Danteのデジタル音声の伝送を行う光回線を全館に敷設
● また今回の改修では館内のホール間をまたぐ光回線を敷設し、Danteのデジタル音声の伝送を行っています。これはどんな趣旨なのでしょうか。
佐藤氏:
将来的なデジタル回線の活用を見据えて大・中・小ホール間、さらにレコーディングスタジオやラジオ放送の収録を行っているサテライトスタジオなど、館内の主要施設をつなぐ基幹インフラとして光ケーブルを敷設しました。Danteのデジタル音声の伝送だけでなく映像伝送でも使用しています。将来的には照明の信号や館内の監視カメラなど、あらゆる信号の伝送経路の大動脈として使用を考えています。

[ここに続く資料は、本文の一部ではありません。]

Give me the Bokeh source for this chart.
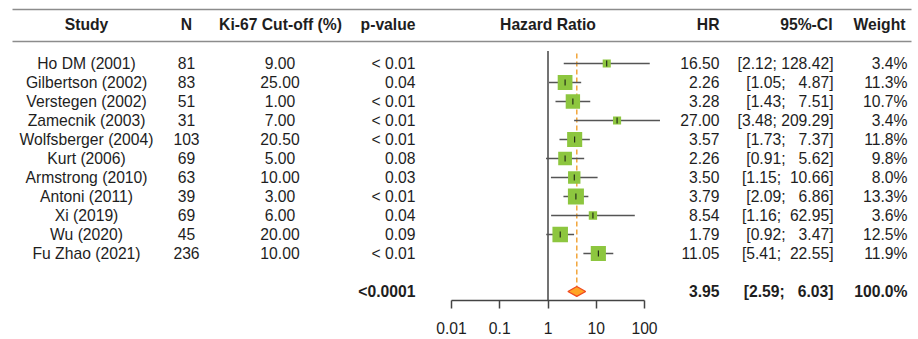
import math
from bokeh.plotting import figure
from bokeh.models import Range1d, LogScale, LogAxis, FixedTicker, CustomJSTickFormatter
from bokeh.core.properties import value
from bokeh.embed import file_html
from bokeh.resources import INLINE

# ---------------- data ----------------
studies = ["Ho DM (2001)", "Gilbertson (2002)", "Verstegen (2002)", "Zamecnik (2003)",
           "Wolfsberger (2004)", "Kurt (2006)", "Armstrong (2010)", "Antoni (2011)",
           "Xi (2019)", "Wu (2020)", "Fu Zhao (2021)"]
n_pat = [81, 83, 51, 31, 103, 69, 63, 39, 69, 45, 236]
cutoff = [9.00, 25.00, 1.00, 7.00, 20.50, 5.00, 10.00, 3.00, 6.00, 20.00, 10.00]
pvals = ["< 0.01", "0.04", "< 0.01", "< 0.01", "< 0.01", "0.08", "0.03", "< 0.01",
         "0.04", "0.09", "< 0.01"]
hr = [16.50, 2.26, 3.28, 27.00, 3.57, 2.26, 3.50, 3.79, 8.54, 1.79, 11.05]
lower = [2.12, 1.05, 1.43, 3.48, 1.73, 0.91, 1.15, 2.09, 1.16, 0.92, 5.41]
upper = [128.42, 4.87, 7.51, 209.29, 7.37, 5.62, 10.66, 6.86, 62.95, 3.47, 22.55]
weight = [3.4, 11.3, 10.7, 3.4, 11.8, 9.8, 8.0, 13.3, 3.6, 12.5, 11.9]

sum_p = "<0.0001"
sum_hr = 3.95
sum_lo = 2.59
sum_hi = 6.03
sum_w = 100.0

headers = ["Study", "N", "Ki-67 Cut-off (%)", "p-value", "Hazard Ratio", "HR", "95%-CI", "Weight"]
ticks = [0.01, 0.1, 1, 10, 100]

# ---------------- layout ----------------
W, H = 918, 339
FONT = value("Liberation Sans")
FS = "15.7px"
TXT = "#1e1e1e"
NB = "\u00a0"

rows = list(range(len(studies)))
sum_row = 12

def ci_str(lo, hi):
    return ("[%.2f; %6.2f]" % (lo, hi)).replace(" ", NB)

# log range mapped to the full frame width (1 at x=547.5, 48.25 px per decade)
lg0 = (0 - 547.5) / 48.25
lg1 = (W - 547.5) / 48.25

FRAME_H = 300
p = figure(width=W, height=H, output_backend="svg", toolbar_location=None,
           x_range=Range1d(0, W), y_range=Range1d(12.474, -63 / 19),
           x_axis_location=None, y_axis_location=None,
           min_border_left=0, min_border_right=0, min_border_top=0,
           min_border_bottom=H - FRAME_H)
p.outline_line_color = None
p.grid.visible = False
p.background_fill_color = "white"
p.border_fill_color = "white"

p.extra_x_ranges = {"hr": Range1d(10 ** lg0, 10 ** lg1)}
p.extra_x_scales = {"hr": LogScale()}

ax = LogAxis(x_range_name="hr", ticker=FixedTicker(ticks=ticks),
             formatter=CustomJSTickFormatter(code="return tick.toString()"),
             bounds=(ticks[0], ticks[-1]))
ax.axis_line_color = "#444444"
ax.axis_line_width = 1.5
ax.major_tick_line_color = "#444444"
ax.major_tick_line_width = 1.5
ax.major_tick_in = 0
ax.major_tick_out = 8
ax.minor_tick_line_color = None
ax.major_label_standoff = 13
ax.major_label_text_font = "Liberation Sans"
ax.major_label_text_font_size = FS
ax.major_label_text_color = TXT
p.add_layout(ax, "below")

# header rules
p.segment(x0=[12, 12], x1=[911, 911], y0=[-2.84, -1.16], y1=[-2.84, -1.16],
          line_color="#8c8c8c", line_width=1.6)

# header texts
hy = -2.05
def txt(xs, ys, texts, align, bold=False, rng="default"):
    kw = {}
    if rng != "default":
        kw["x_range_name"] = rng
    p.text(x=xs, y=ys, text=texts, text_font=FONT, text_font_size=FS,
           text_align=align, text_baseline="middle", text_color=TXT,
           text_font_style="bold" if bold else "normal", **kw)

txt([86], [hy], [headers[0]], "center", True)
txt([186], [hy], [headers[1]], "center", True)
txt([280], [hy], [headers[2]], "center", True)
txt([415], [hy], [headers[3]], "right", True)
txt([1], [hy], [headers[4]], "center", True, rng="hr")
txt([719], [hy], [headers[5]], "right", True)
txt([832], [hy], [headers[6]], "right", True)
txt([905], [hy], [headers[7]], "right", True)

# left columns
txt([86] * len(rows), rows, studies, "center")
txt([186] * len(rows), rows, [str(v) for v in n_pat], "center")
txt([279.5] * len(rows), rows, ["%.2f" % v for v in cutoff], "center")
txt([415] * len(rows), rows, pvals, "right")
# right columns
txt([719] * len(rows), rows, ["%.2f" % v for v in hr], "right")
txt([833] * len(rows), rows, [ci_str(a, b) for a, b in zip(lower, upper)], "right")
txt([907] * len(rows), rows, ["%.1f%%" % v for v in weight], "right")

# summary row
txt([415], [sum_row], [sum_p], "right", True)
txt([719], [sum_row], ["%.2f" % sum_hr], "right", True)
txt([833], [sum_row], [ci_str(sum_lo, sum_hi)], "right", True)
txt([907], [sum_row], ["%.1f%%" % sum_w], "right", True)

# forest: reference line at 1 and dashed summary line
p.segment(x0=[1], x1=[1], y0=[-0.66], y1=[12.474], x_range_name="hr",
          line_color="#444444", line_width=1.5)
p.segment(x0=[sum_hr], x1=[sum_hr], y0=[-0.53], y1=[sum_row - 0.26], x_range_name="hr",
          line_color="#F2A53A", line_width=1.5, line_dash="5 3")

# CI lines
p.segment(x0=lower, x1=upper, y0=rows, y1=rows, x_range_name="hr",
          line_color="#555555", line_width=1.5)
# squares (area proportional to weight)
p.scatter(x=hr, y=rows, marker="square", size=[4.39 * math.sqrt(w) for w in weight],
          fill_color="#8DC63F", line_color=None, x_range_name="hr")
# point estimate ticks
p.scatter(x=hr, y=rows, marker="dash", angle=math.pi / 2, size=6,
          line_color="#111111", line_width=1.0, x_range_name="hr")

# summary diamond
p.patch(x=[sum_lo, sum_hr, sum_hi, sum_hr],
        y=[sum_row, sum_row - 0.26, sum_row, sum_row + 0.26],
        fill_color="#FFA424", line_color="#F04A20", line_width=1.3, x_range_name="hr")

open("out.html", "w").write(file_html(p, INLINE))
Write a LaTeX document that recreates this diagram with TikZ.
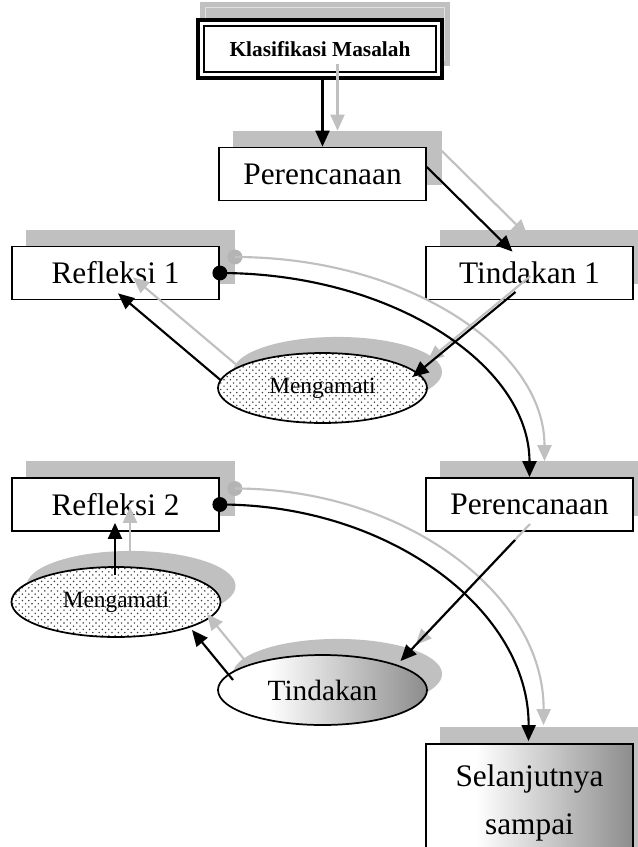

● 音声や映像のデジタル伝送はどんなことに活用されているのですか。
佐藤氏:
たとえば「さくらホール」では、毎年成人式を大ホールで行うのですが、保護者のかたまでは大ホールには入りきらないことがあります。そのような際は、中ホールや小ホールにご案内し、映像と音声を中ホール・小ホールに伝送する、ということを行っています。また全館を使用して行うこどものお仕事体験イベントや、サテライトスタジオでのラジオ番組の放送中にホールのリハーサルの様子を中継したりと、さまざまな用途で使用しています。またホール単位でも、小ホールやミュージックルームでは、さまざまなイベントや催し物がありますが、Danteならさまざまな用途に応じた回線設定をメモリーしておけるので、基本的なセッティングが素早く行えます。またライブコンサートなどを録音する場合でもNuendoが入ったノートPCを現場に持ち込み、直接PCにマルチトラック録音が行えます。これも非常に便利です。
「ヤマハ製品の安心」はヤマハサウンドシステムの万全のサポートがあってこそ
● ヤマハサウンドシステムは開館以来、「さくらホール」の音響設備、舞台連絡設備の保守点検と工事を担当しています。その感想をお聞かせいただけますか。
佐藤氏:
ヤマハサウンドシステムさんのお仕事ぶりは、見事だと思います。いや、これは取材だからって、お世辞じゃありませんよ(笑)。私がここで15年、好き勝手やらせてもらっているのも、ヤマハサウンドシステムさんのしっかりしたバックアップのお陰だと思っています。先ほど「ヤマハの製品は安心だ」と言いましたが、これは、ヤマハサウンドシステムの万全のサポートも含めて、という意味でもあります。たとえば何かトラブルが起きて音が出なくなったとします。ヤマハサウンドシステムに電話をすると、北上は東京から500kmという距離ですが、それでも、その日のうちにどなたかが来てくださいます。もし都合が悪くて来られなくても、こちらで対処できるような解決法を回答いただけます。また具体的なトラブルの時ばかりではなく、「今度こんなことをしてみたいんです」と言うと「こういう方法があります」というアドバイスを素早いレスポンスで返してくださいます。また今回の改修工事で、ちょっとした手違いがあった時も問題解決の仕方が的確で、とても丁寧だと感じました。
● 最後に、今後の抱負などをお聞かせください。
佐藤氏:
最初の方でも申し上げましたが、市からお預かりしているこの「さくらホール」を、できるだけ多くの市民の方に使っていただきたいと思っています。そのために私たちは積極的にオペレートし、裏方もします。そうしなければ地元の方々の発表会などはなかなか開催できません。むしろ私たちが裏方をすることで、積極的にホールをプロモートしていきたいです。また、同じ志を持った後輩を育て、その後輩が「運用のことがよく考えられている素晴らしいシステムだな」と唸るような音響システムを残したいと思っています。そして最終的にこのホールを使った演者さんに「さくらホールには、いい職員がいて、いい音響システムもあるし、いいホールだね」と言われるようになればいいなと考えています。
● 本日は、ご多忙の中ありがとうございました。